Quand vous voulez, on démarre

Et puis dans une salle, on entend un homme chanter. Est-ce un détenu ? À première vue, rien ne le différencie des autres personnes. "Grat in kou... la, mi et le refrain c’est mi, si". "Quand vous voulez on démarre". "A ou, ou gaign fé la bass". Les participants de cet “atelier chant” synchronisent la guitare basse et rythmique ainsi que les tambours et djembés avec la voix du chanteur. Ils bénéficient de l’expérience de Duda et de sa troupe les “Moleque de Rua”.

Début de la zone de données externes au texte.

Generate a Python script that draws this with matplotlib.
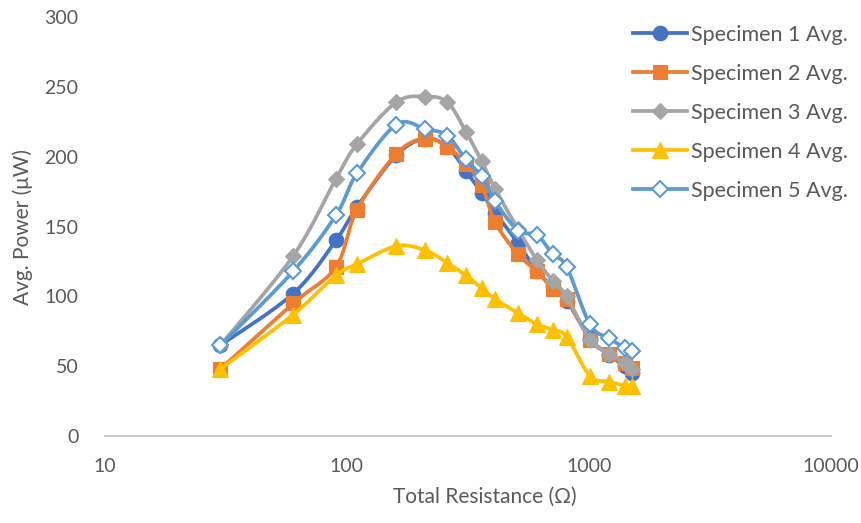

Séga, samba, rock malin...

Demain de 15 heures à 17 heures, les détenus du centre pénitencier du Port chanteront “la fête de la musique” sur des airs “de séga, de samba, de rock malin, de funk efficace...”. "Mi aim pa la violans" fredonnait l’un des participants. Un séga où l’on parle des “ladi lafé” qui peuvent se terminer par un fait divers.

Jean-Fabrice Nativel


Les “Moleque de rua”

Moleque signifie enfant dans la langue africaine le “Quimbundo”. Au Brésil, “Moleque de rua” prend le sens de “gavroche” ou “petite racaille”. “Cette expression date de l’époque de la loi dite “du ventre libre”. Au temps de l’esclavage, elle fut une transition à l’abolition : les enfants nés libres de familles en esclavage se voyaient expulsés des exploitations agricoles, puisque que celles-ci ne pouvaient plus les employer comme main d’œuvre gratuite.
La première génération des populations de rue se perpétue jusqu’aujourd’hui dans une société marquée par l’inégalité, la misère, la corruption. C’est dans ce contexte de pauvreté et de violence endémique dans les favelas, que "Moleque de rua" est née comme un refus de l’exclusion.
Le fondateur des “Moleque de rua” est Duda, un avocat brésilien, né dans les favelas. En 1983, il convie les jeunes du quartier, Vila Santa Catarina, à jouer en sa compagnie au festival de “Jabaqura”. Ces jeunes ont pour instruments des bidons et des manches à balai. Ils se retrouvent régulièrement et répètent. Ils participent aux festivals et s’illustrent. Aujourd’hui, ils s’investissent dans les quartiers du Port.